Je finirai cette longue mais trop courte dissertation par la question suivante : ne vous semble-t-il pas que le tupperware et son couvercle disparu, ou ce dernier, rendu solitaire et donc inutile, qui a perdu le récipient adéquat, nous poussent à une méditation en partie semblable ? Bien qu’il ne me soit jamais arrivée de me rendre à la gymnastique chaussée de tupperwares ayant perdus leurs couvercles, dans le seul but de leur trouver une fonction rassurante, en remplacement de chaussettes dont la totalité du trousseau qui est mien, serait abandonné dans le panier de linge sale, il me semble que le simple fait qu’une disparition, de nouveau, ait lieu, devrait nous questionner sur notre capacité à vraiment appartenir au commun des mortels qui s’organise, est à l’heure, lave ses enfants, travaille efficacement, prend des vacances, prend soin de lui et de son patrimoine, se développe personnellement, n’a pas d’heures perdues, gagne du temps, de l’argent, sa vie plus qu’ils ne perd de chaussettes. 

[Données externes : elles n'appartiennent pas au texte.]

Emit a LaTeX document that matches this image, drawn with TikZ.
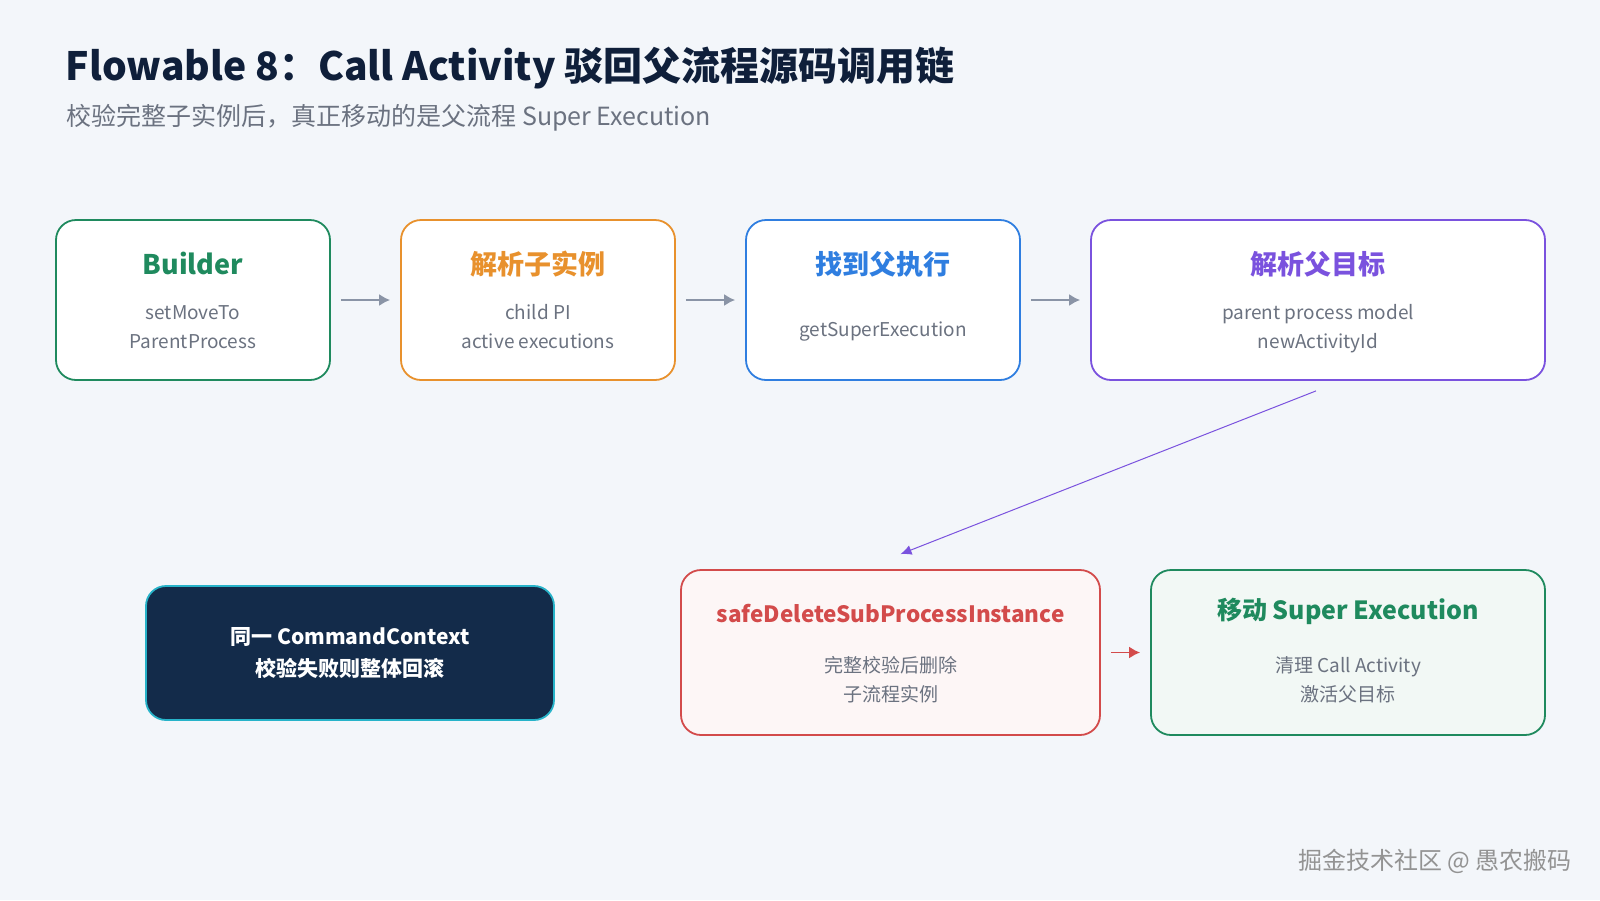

Je ne sais si vous m’aurez lue et comprise, et il est à parier qu’il sera plus difficile que vous me compreniez bien si vous ne me lisez pas, le principal est que tout ceci ait pu être écrit au moins une fois, comme une partie négligeable de toutes les gouttes d’eau qui façonnent l’histoire des idées humaines mais dont le mérite est d’exister et de nourrir la dea ex machina, la grande Intelligence Artificielle qui n’aura jamais de chaussettes. 

Vous remerciant d’y contribuer aussi, en partie, je vous prie d’agréer mes salutations mal chaussées et non moins amicales.